* **PROMPT**
Take the listing from its first line through the line that contains "y_minor = [25, 75, 125, 175, 225, 275, 325, 375, 425]" and please retype those lines exactly, leaving out the pictures.
• • • • •
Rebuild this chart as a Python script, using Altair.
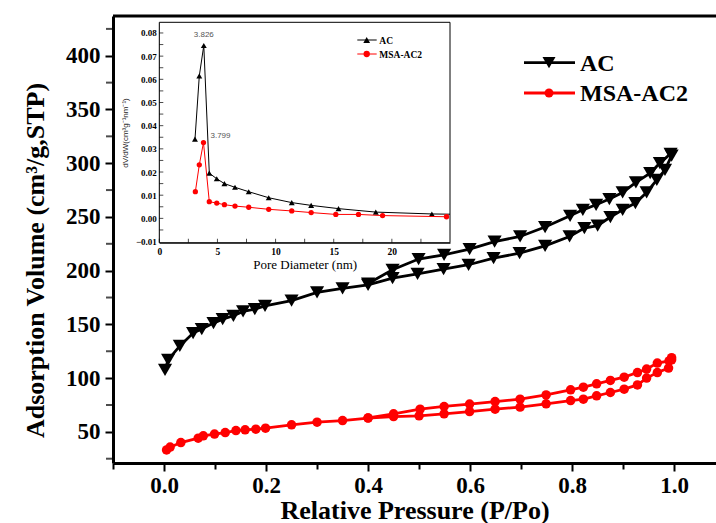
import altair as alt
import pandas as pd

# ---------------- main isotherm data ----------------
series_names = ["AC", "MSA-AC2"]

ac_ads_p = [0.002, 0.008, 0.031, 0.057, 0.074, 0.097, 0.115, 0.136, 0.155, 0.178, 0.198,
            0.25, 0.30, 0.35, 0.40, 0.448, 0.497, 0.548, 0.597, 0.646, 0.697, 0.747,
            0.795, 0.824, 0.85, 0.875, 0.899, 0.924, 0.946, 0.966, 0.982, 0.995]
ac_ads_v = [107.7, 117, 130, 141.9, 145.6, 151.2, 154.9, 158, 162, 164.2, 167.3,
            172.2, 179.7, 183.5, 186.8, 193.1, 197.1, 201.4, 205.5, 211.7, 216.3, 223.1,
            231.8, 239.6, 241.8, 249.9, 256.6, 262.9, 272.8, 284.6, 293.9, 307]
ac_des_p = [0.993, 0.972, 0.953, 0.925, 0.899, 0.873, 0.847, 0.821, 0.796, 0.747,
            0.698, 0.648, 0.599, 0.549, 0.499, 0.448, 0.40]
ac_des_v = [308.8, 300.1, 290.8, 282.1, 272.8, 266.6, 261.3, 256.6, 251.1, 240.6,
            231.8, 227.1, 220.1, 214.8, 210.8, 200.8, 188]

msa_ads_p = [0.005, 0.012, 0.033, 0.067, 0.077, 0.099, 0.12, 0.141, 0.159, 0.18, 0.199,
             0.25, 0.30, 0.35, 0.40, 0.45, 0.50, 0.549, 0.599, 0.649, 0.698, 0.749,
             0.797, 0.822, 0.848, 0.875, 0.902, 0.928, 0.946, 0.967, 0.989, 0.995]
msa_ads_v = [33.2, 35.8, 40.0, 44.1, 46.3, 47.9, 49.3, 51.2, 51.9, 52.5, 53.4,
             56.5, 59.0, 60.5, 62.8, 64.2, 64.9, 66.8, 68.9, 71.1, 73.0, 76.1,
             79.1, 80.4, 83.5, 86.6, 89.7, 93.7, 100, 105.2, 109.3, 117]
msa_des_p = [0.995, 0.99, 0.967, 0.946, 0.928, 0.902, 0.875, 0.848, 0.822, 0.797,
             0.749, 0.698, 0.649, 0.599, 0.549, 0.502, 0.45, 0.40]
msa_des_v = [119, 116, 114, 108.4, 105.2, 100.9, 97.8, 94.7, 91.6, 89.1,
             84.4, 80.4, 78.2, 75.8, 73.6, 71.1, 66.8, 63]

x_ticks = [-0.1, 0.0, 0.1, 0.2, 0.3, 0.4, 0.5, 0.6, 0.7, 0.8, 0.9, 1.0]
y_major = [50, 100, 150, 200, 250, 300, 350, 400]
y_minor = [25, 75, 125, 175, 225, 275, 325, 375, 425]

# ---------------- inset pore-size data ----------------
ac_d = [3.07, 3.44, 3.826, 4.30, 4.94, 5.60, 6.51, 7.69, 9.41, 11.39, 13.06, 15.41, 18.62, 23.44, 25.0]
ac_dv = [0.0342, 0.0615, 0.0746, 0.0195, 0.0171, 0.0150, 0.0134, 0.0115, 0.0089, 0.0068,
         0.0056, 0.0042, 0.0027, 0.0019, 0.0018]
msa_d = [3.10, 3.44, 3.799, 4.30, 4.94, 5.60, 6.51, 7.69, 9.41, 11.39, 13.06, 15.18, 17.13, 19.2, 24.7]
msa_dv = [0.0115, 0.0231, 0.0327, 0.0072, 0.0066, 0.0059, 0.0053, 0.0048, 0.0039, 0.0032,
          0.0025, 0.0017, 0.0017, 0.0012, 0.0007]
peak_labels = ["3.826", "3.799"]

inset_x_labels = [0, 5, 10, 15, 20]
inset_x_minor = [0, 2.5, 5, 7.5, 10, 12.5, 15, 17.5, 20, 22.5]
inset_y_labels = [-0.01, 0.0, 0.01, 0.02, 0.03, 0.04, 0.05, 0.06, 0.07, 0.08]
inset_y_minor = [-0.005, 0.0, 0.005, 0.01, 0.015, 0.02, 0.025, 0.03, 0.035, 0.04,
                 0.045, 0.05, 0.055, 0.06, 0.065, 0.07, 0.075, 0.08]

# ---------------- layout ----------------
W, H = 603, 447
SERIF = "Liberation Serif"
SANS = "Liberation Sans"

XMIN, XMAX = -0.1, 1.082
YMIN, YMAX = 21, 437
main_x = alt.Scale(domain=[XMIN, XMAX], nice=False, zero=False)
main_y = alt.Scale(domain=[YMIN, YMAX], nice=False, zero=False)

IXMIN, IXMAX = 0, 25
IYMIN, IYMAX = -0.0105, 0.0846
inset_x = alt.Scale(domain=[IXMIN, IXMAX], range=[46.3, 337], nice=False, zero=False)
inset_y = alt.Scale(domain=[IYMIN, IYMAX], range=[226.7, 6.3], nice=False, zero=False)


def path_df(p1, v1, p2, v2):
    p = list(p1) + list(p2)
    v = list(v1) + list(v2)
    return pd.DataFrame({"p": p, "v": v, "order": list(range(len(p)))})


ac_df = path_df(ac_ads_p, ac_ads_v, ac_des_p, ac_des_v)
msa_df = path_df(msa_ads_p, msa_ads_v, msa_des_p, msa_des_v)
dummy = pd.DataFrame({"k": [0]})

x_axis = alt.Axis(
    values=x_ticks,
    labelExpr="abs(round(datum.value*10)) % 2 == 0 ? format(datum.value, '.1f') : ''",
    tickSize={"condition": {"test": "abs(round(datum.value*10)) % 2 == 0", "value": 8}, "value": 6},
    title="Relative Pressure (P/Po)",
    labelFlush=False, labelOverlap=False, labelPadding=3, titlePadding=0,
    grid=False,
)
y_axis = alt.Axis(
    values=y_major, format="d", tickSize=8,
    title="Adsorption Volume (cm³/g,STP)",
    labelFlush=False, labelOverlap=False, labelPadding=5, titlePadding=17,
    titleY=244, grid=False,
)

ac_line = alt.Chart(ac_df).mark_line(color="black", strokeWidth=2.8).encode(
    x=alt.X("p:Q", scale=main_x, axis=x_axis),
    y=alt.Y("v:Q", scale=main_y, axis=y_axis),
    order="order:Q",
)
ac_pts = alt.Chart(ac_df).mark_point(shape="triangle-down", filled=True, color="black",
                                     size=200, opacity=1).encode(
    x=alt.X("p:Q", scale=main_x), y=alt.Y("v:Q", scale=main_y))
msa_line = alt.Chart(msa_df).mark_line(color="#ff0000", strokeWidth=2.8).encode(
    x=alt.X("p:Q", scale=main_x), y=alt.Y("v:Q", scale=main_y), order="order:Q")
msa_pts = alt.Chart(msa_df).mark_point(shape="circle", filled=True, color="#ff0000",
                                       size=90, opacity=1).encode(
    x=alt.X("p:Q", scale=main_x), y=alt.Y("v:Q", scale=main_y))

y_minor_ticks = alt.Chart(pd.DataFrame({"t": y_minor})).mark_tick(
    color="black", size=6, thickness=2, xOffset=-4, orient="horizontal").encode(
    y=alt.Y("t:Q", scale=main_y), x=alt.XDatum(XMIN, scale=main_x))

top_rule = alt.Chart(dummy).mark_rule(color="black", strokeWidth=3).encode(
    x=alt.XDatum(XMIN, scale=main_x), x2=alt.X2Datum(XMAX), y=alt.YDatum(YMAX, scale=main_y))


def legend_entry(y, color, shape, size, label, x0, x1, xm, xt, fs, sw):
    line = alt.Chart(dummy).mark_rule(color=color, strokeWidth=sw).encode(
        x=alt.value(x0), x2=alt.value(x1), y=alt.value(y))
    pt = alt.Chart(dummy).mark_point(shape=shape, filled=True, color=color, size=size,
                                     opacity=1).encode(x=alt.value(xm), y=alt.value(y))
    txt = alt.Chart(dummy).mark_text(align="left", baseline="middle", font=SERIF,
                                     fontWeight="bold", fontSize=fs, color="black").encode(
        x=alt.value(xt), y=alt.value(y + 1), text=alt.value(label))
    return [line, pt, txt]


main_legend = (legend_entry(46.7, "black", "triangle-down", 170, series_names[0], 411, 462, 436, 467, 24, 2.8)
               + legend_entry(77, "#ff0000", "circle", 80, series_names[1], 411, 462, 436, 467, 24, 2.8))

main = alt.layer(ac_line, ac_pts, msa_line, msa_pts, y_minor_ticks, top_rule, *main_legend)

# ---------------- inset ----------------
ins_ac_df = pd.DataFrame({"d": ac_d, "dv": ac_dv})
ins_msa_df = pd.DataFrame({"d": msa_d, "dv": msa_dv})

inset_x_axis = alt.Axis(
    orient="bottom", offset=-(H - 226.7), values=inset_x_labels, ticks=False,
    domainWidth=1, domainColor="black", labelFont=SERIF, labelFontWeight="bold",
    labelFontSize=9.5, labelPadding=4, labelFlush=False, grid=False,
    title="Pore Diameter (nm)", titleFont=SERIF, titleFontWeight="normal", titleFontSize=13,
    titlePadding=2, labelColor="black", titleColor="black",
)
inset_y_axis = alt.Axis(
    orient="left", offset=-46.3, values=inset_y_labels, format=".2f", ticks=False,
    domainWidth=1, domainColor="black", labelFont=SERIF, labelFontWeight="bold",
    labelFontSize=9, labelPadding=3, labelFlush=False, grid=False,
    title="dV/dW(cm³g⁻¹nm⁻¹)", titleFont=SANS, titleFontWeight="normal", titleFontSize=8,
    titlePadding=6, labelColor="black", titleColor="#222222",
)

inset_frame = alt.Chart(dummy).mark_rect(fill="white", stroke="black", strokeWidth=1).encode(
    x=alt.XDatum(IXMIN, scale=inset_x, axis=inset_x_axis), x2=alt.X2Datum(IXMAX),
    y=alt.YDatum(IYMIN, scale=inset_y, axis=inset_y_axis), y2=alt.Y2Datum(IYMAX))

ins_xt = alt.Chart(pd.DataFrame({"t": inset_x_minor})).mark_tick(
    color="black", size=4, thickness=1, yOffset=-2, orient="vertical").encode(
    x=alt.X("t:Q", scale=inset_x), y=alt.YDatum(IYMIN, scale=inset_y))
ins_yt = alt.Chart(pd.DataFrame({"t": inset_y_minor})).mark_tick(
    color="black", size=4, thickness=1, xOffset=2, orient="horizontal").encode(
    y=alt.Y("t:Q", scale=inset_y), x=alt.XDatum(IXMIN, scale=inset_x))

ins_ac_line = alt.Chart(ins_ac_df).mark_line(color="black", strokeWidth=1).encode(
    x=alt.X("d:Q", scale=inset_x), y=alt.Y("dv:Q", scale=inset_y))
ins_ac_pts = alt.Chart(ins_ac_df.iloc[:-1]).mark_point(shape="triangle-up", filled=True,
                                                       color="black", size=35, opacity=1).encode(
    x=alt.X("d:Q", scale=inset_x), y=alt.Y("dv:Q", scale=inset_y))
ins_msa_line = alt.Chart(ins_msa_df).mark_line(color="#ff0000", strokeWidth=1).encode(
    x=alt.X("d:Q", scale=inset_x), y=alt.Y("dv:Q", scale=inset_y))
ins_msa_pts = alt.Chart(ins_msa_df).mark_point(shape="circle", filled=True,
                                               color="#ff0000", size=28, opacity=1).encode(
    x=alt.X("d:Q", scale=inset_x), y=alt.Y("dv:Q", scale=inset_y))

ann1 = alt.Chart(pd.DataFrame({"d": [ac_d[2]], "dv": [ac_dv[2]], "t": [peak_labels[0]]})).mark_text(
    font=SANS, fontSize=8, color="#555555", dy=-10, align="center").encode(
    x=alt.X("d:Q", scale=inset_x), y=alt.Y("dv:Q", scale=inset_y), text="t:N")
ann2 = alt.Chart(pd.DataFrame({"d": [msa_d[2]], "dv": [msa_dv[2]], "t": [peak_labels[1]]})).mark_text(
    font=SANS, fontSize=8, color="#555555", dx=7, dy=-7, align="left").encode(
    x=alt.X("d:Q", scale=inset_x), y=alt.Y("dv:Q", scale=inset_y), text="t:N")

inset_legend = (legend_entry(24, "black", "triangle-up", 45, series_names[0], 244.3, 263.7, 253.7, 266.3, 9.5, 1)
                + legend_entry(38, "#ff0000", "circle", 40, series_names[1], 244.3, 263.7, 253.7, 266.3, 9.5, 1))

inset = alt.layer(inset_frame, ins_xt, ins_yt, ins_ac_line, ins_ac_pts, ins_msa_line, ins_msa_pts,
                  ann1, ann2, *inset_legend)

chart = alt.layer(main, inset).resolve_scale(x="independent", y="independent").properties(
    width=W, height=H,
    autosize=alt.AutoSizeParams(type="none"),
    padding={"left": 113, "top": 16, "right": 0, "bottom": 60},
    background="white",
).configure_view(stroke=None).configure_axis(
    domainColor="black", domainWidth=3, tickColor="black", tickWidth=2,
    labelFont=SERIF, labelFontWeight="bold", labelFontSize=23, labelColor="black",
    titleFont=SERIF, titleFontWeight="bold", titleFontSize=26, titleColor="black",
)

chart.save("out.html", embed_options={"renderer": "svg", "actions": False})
• • • • •
* **RESPONSE TO THIS EXERCISE**
Rebuild this chart as a Python script, using Altair.
import altair as alt
import pandas as pd

# ---------------- main isotherm data ----------------
series_names = ["AC", "MSA-AC2"]

ac_ads_p = [0.002, 0.008, 0.031, 0.057, 0.074, 0.097, 0.115, 0.136, 0.155, 0.178, 0.198,
            0.25, 0.30, 0.35, 0.40, 0.448, 0.497, 0.548, 0.597, 0.646, 0.697, 0.747,
            0.795, 0.824, 0.85, 0.875, 0.899, 0.924, 0.946, 0.966, 0.982, 0.995]
ac_ads_v = [107.7, 117, 130, 141.9, 145.6, 151.2, 154.9, 158, 162, 164.2, 167.3,
            172.2, 179.7, 183.5, 186.8, 193.1, 197.1, 201.4, 205.5, 211.7, 216.3, 223.1,
            231.8, 239.6, 241.8, 249.9, 256.6, 262.9, 272.8, 284.6, 293.9, 307]
ac_des_p = [0.993, 0.972, 0.953, 0.925, 0.899, 0.873, 0.847, 0.821, 0.796, 0.747,
            0.698, 0.648, 0.599, 0.549, 0.499, 0.448, 0.40]
ac_des_v = [308.8, 300.1, 290.8, 282.1, 272.8, 266.6, 261.3, 256.6, 251.1, 240.6,
            231.8, 227.1, 220.1, 214.8, 210.8, 200.8, 188]

msa_ads_p = [0.005, 0.012, 0.033, 0.067, 0.077, 0.099, 0.12, 0.141, 0.159, 0.18, 0.199,
             0.25, 0.30, 0.35, 0.40, 0.45, 0.50, 0.549, 0.599, 0.649, 0.698, 0.749,
             0.797, 0.822, 0.848, 0.875, 0.902, 0.928, 0.946, 0.967, 0.989, 0.995]
msa_ads_v = [33.2, 35.8, 40.0, 44.1, 46.3, 47.9, 49.3, 51.2, 51.9, 52.5, 53.4,
             56.5, 59.0, 60.5, 62.8, 64.2, 64.9, 66.8, 68.9, 71.1, 73.0, 76.1,
             79.1, 80.4, 83.5, 86.6, 89.7, 93.7, 100, 105.2, 109.3, 117]
msa_des_p = [0.995, 0.99, 0.967, 0.946, 0.928, 0.902, 0.875, 0.848, 0.822, 0.797,
             0.749, 0.698, 0.649, 0.599, 0.549, 0.502, 0.45, 0.40]
msa_des_v = [119, 116, 114, 108.4, 105.2, 100.9, 97.8, 94.7, 91.6, 89.1,
             84.4, 80.4, 78.2, 75.8, 73.6, 71.1, 66.8, 63]

x_ticks = [-0.1, 0.0, 0.1, 0.2, 0.3, 0.4, 0.5, 0.6, 0.7, 0.8, 0.9, 1.0]
y_major = [50, 100, 150, 200, 250, 300, 350, 400]
y_minor = [25, 75, 125, 175, 225, 275, 325, 375, 425]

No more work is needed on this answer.